Festen – 25 anni fa usciva il capolavoro di Thomas Vinterberg
Sono passati 25 anni dall’uscita di Festen di Thomas Vinterberg. Primo film Dogma 95 e primo esperimento di quel nuovo cinema danese che inseguiva la realtà attraverso il lo-fi e ricercava il valore testimoniale dell’immagine, l’aderenza al reale.
Festen vince il premio della giuria al 51° Festival di Cannes e diventa subito un oggetto scomodo. Lo spettatore sobbalza di fronte a quella regia traballante – letteralmente, per l’utilizzo della camera a mano come da decalogo Dogma95 – e l’istituzione della famiglia borghese viene messa a nudo in un terribile gioco al massacro sulla verità.
Il patriarca Helge Klingenfeldt, magnate dell’acciaio, festeggia i 60 anni nella sua lussuosa villa. L’atmosfera è subito tesissima: il figlio minore, con problemi di alcol, arriva senza essere invitato e Christian, il primogenito, nel discorso-omaggio al padre, rivela un terribile segreto. La deflagrazione familiare esce allo scoperto con la più indicibile tragedia. Pedofilia e incesto. Proprio Christian e la sorella, suicidatasi un anno prima, hanno subito ripetuti abusi dal padre, con la connivenza di una madre troppo borghese per ammettere quella vergogna.

Vinterberg realizza un dramma centripeto dove i corpi dei protagonisti vanno a convergere verso una nuova rinascita: uccidere il mostro e ritrovare l’unità perduta. L’intero film procede a ritmo vorticoso con movimenti di camera nervosi e barcollanti. Una Caduta degli dèi in ottica garage/lo-fi. Vinterberg asseconda con la regia la decostruzione di un’istituzione e lo fa essendo lì in quel momento, posizionandosi talvolta come un occhio che sta spiando la tragedia nel suo farsi. L’occhio digitale diventa sostituto dell’occhio umano, un nuovo modo di guardare, un obiettivo antropomorfizzato nel suo continuo cercare il fuoco e con movimenti sgraziati. Un modo di filmare simile, in prima battuta, al collega e co-firmatario del manifesto Lars von Trier in film come Idioti (1998) fino all’eccesso di Dancer in the Dark (2000), pur collocandosi già fuori dal Dogma 95.

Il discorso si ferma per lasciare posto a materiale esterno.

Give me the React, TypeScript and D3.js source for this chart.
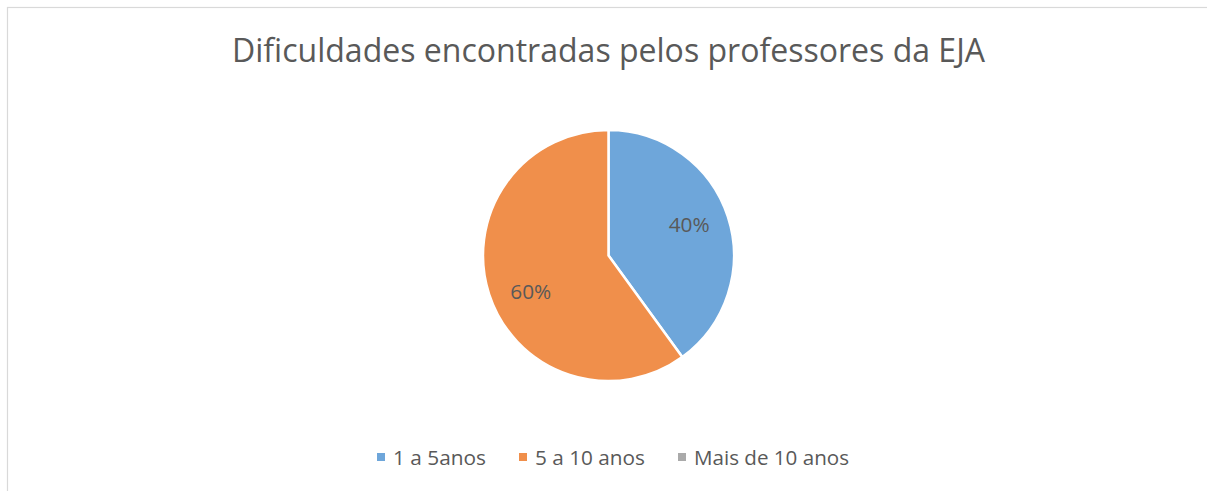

Lo spettatore in Festen si ritrova testimone diretto di ciò che avviene sullo schermo. Dopo la terribile confessione le dinamiche familiari si intensificano: momenti di ironia, tradimenti, liti, l’ombra del razzismo interiorizzato. Il vaso di Pandora ha traboccato e la tempesta si fa più impetuosa; Christian non viene creduto e considerato perciò pazzo ma la lettera lasciata da Linda confermerà le accuse verso l’orco e pater familias.
Il regista danese “ruba” a Bergman – la scena del ballo è un chiaro omaggio a Fanny e Alexander – e guarda a Visconti creando una tensione continua con momenti di pura vertigine. Lo stesso film viene citato, in un gioco di rimandi tra “colleghi”, nella scena del pranzo in Melancholia di LvT. E infine, dopo la tempesta, arriva la risoluzione, simboleggiata nella colazione conciliatoria che esclude Helge e che apre a un nuovo giorno.

Un film che a distanza di 25 anni ancora ci porta a riflettere sulla relazione tra realtà e sguardo, tra rappresentazione e il suo rapporto con la realtà, tra profilmico e filmico. Tra farsa e tragedia emerge il rapporto tra cinema e spettatore, tra atto di guardare e testimonianza delle immagini. Per chi lo ama un capolavoro spietato sulla potenzialità dell’occhio digitale nei confronti della realtà, a volte della verità.